Il Ministro Franceschini “impone” programmazione italiana a Netflix
Fa discutere un’intervista rilasciata a La Stampa dal Ministro Franceschini che vorrebbe imporre un obbligo di programmazione di prodotti italiani a Netflix
Caro Ministro Franceschini, ti spiego perché, quello che hai di recente dichiarato al quotidiano La Stampa è una corazzata pazzesca.
La tua idea di imporre anche a Netflix una percentuale di programmazione di titoli italiani, sul modello dei nuovi decreti attuativi della legge Cinema, fa acqua da tutte le parti: innanzitutto perché Netflix è un servizio over the top, cioè produttivamente operante su scala internazionale e non in quanto mezzo di costruzione identitaria di un unico Paese; diciamoci la verità, se il problema è davvero l’identità della nostra Nazione credo che questo sia un problema da risolvere in ben altre sedi, l’industria culturale ne è solo, ahi noi, una diretta conseguenza.
“Caro Ministro Franceschini, il problema non è l’identità, è la qualità”
Tu Ministro, hai mai visto una serie tv di produzione italiana?
Prendiamo ad esempio Suburra, la prima produzione italiana di Netflix: orbene, la serie che vede il ritorno alla regia di Michele Placido è il perfetto esempio del perché la sua pretesa ha dell’inverosimile.
Suburra non funziona, e non perché mette in campo la solita ed inflazionata figura del criminale in cerca di riscatto, d’altronde anche Gomorra e Romanzo Criminale lo hanno fatto, ma lì il risultato è ben diverso. Ciò che non funziona è l’impianto narrativo del prodotto, improntato su una ridondanza, una riconoscibilità di stilemi che alla lunga annoiano. Un esempio pratico: in Suburra la prima scena ti fa sobbalzare, poi tutto si spegne in un flashback che dura tutta la puntata. Visti i primi tre minuti, potresti già passare all’episodio successivo.
“Caro Ministro Franceschini, quello che avrebbe dovuto salvarci, ci ha definitivamente (?) affossati”
La serie tratta dal film di Stefano Sollima, che del mordente della cinepresa del regista ha solo il marchio, avrebbe dovuto aprire la strada ad una nuova era nella produzione italiana di serie tv. Ma, tu lo sa bene, gli accordi di mercato vincono sempre: così ecco spuntare su Netflix, nei giorni precedenti l’uscita della serie con Alessandro Borghi, un numero imprecisato di titoli che strizzano l’occhio alla vecchia scuola italiana di narrare per immagini.
“Caro Ministro Franceschini, l’Italia non è pronta per un mercato così competitivo e perciò non può pretendere che il mercato l’ascolti”

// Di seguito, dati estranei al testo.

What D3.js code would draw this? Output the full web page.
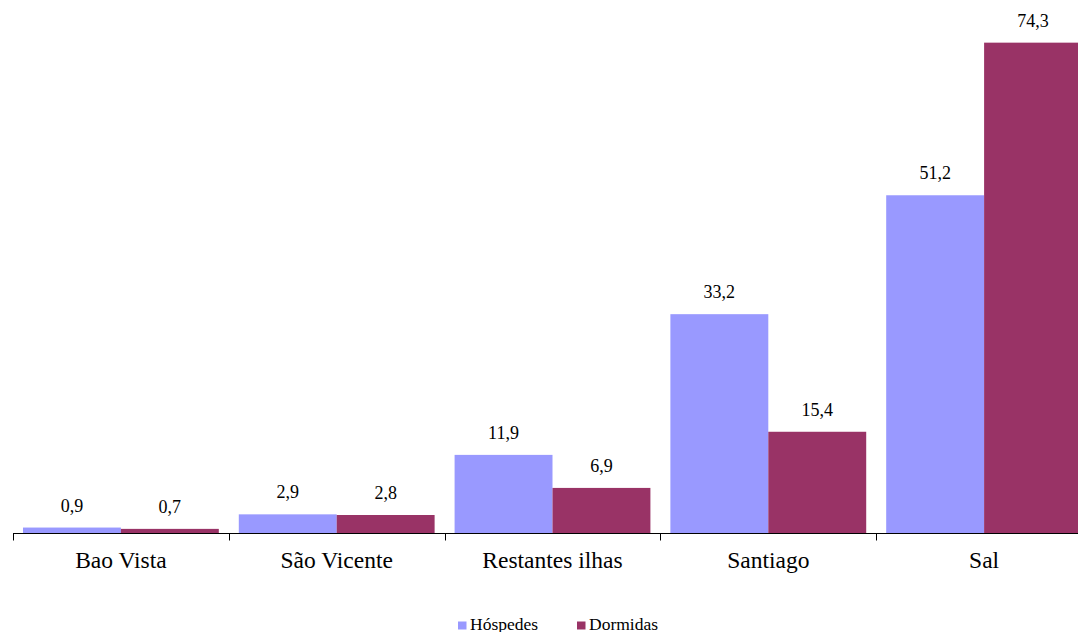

L’Italia non è pronta, Ministro. Il suo pubblico non è pronto, è vero. Ma anche, o forse soprattutto, le maestranze che stanno dietro un prodotto audiovisivo.
La verità è che gli sceneggiatori non osano più, preferiscono trincerarsi dietro l’usato garantito. La verità è che la maggior parte dei registi, schiacciati dal peso di un’eredità difficile da metabolizzare, non riescono a costruire una loro identità, a porre la propria autentica firma, la loro e di nessun altro, su un prodotto.
La soluzione forse sarebbe, e mi scusi la presunzione, pensare prima di tutto alla formazione di queste figure, solo poi immetterle su un mercato che altrimenti e già pronto a masticarle e rovesciarle quando il box office dice Stop.